Beyond dealing with a lack of clarity, workshops also push you and your team to create more ideas. Your best idea is not your first idea, as it goes. Too much structure can push teams towards grabbing the first logical solution and running with it. It might seem obvious or easy to achieve. Eventually, a solution has to be picked, so why not this one?
It’s crucial to set up space to get multiple, diverse ideas on paper to be explored, tested, and riffed on. What seems like the worst idea in the moment can mature or easily spark the best idea. Time-boxed chaos like a crazy-8s exercise can help generate ideas and ease the team back in to order through voting and storytelling. The important part is to set aside time specifically for idea generation to get the raw data out there.
The primary goal of workshops should be to meet ambiguity head on, turn it into opportunities, and come away with a shared understanding of the best ideas to pursue (and potentially abandon).
But what good is all the workshopping and ideation if none of it gets shipped? Half the battle is moving from chaos to a shared understanding. The other half is moving that shared understanding into a solid backlog so that the new understanding is implemented. Here’s a common workflow I’ve seen to move from workshop output to delivery:
- Get all the raw data down on “paper” (this could be a workshop, Figjam brain-dump, or whiteboarding session)
- Organize around common themes or objectives
- Validate those themes with stakeholders (this could be a storytelling deck for executives or interviews with customers)
- Create epics or initiatives from those themes
- Break those themes-in-disguise into smaller pieces that can be sized and assigned in sprints
There are a thousand ways to move through the organization workflow.
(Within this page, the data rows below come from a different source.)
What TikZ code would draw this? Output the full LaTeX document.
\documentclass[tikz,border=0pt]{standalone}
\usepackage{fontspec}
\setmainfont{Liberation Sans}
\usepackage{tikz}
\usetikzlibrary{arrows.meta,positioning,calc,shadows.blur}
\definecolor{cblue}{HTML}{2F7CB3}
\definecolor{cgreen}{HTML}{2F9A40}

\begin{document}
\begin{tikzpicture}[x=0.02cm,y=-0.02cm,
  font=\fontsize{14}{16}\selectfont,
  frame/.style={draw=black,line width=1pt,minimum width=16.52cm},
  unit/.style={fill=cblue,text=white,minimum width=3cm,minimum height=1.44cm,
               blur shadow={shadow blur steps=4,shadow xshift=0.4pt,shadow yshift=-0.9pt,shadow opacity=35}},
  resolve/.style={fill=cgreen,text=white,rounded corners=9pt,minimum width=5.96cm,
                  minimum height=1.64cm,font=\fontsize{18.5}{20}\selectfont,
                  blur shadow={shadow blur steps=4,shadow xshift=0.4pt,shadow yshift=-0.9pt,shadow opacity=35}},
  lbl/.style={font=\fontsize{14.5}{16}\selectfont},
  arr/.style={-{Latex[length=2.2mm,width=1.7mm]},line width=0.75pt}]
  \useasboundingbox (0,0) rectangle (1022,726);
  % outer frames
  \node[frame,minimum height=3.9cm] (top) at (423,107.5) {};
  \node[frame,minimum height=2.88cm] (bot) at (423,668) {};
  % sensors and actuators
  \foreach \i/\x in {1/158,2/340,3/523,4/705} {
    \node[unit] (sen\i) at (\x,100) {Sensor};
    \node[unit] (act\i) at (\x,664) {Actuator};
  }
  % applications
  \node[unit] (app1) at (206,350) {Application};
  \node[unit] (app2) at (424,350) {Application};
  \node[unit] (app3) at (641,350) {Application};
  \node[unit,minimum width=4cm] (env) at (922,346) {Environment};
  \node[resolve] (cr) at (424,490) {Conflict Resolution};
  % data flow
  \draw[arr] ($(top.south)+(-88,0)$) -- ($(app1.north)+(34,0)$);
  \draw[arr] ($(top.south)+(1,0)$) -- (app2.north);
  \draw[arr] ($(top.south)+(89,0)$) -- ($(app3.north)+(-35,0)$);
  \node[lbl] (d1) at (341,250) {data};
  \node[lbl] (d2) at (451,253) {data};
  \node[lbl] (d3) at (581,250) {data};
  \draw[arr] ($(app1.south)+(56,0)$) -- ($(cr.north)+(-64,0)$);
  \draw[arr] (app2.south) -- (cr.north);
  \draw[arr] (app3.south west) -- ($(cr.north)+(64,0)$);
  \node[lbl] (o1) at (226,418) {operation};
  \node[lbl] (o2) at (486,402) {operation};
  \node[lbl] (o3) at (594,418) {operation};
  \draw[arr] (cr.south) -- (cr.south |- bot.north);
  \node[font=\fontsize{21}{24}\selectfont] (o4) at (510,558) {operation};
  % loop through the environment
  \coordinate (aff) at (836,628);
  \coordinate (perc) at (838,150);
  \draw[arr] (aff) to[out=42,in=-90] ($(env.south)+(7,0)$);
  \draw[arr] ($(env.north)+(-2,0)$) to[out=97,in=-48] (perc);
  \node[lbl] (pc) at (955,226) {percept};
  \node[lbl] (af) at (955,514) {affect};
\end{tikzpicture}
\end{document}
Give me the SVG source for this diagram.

Even if your team is not operating in agile sprints, the planning methods of the team need to glean from workshop output. In the end, the goal is to move from time-boxed chaos to structure so that ideas can see the light of day.
In chapter 11 of James Clear’s Atomic Habits, he shares a story about a college professor who divided his photography class into 2 groups. The first group, the “quantity” group, would be judged on how many photographs they produced. The more photos, the higher the grade. The second group, the “quality” group, would be judged solely on the excellence of their work. This group needed perfection in their work to get an A.
At the end of the semester, the best work was created by the “quantity” group, simply because they were smashing through ideas, trying different techniques and growing skills along the way. They also created a lot of failures. But in the end, the best output came from a process of tinkering.
Right now, a lot of my own work is on process and refining the deliverables expected from the team. Working in an agile process, the default mindset is to think about sprint deliverables as tangible value delivered to the customer. But if that’s the primary driver, we’re the “quality” group. We’re leaving tinkering to the side to focus on shipping perfection.
But the good news is that any high-level process can be tailored to defend valuable time spent tinkering and exploring. In agile, our team can create templates for stories about iteration and discovery where the deliverable is findings instead of shipped designs or code. That can be a required part of creating new components that involves all disciplines on the team with clear expectations and outputs.
With a shared agreement on the value of tinkering, we can hack process to defend the chaos we all need.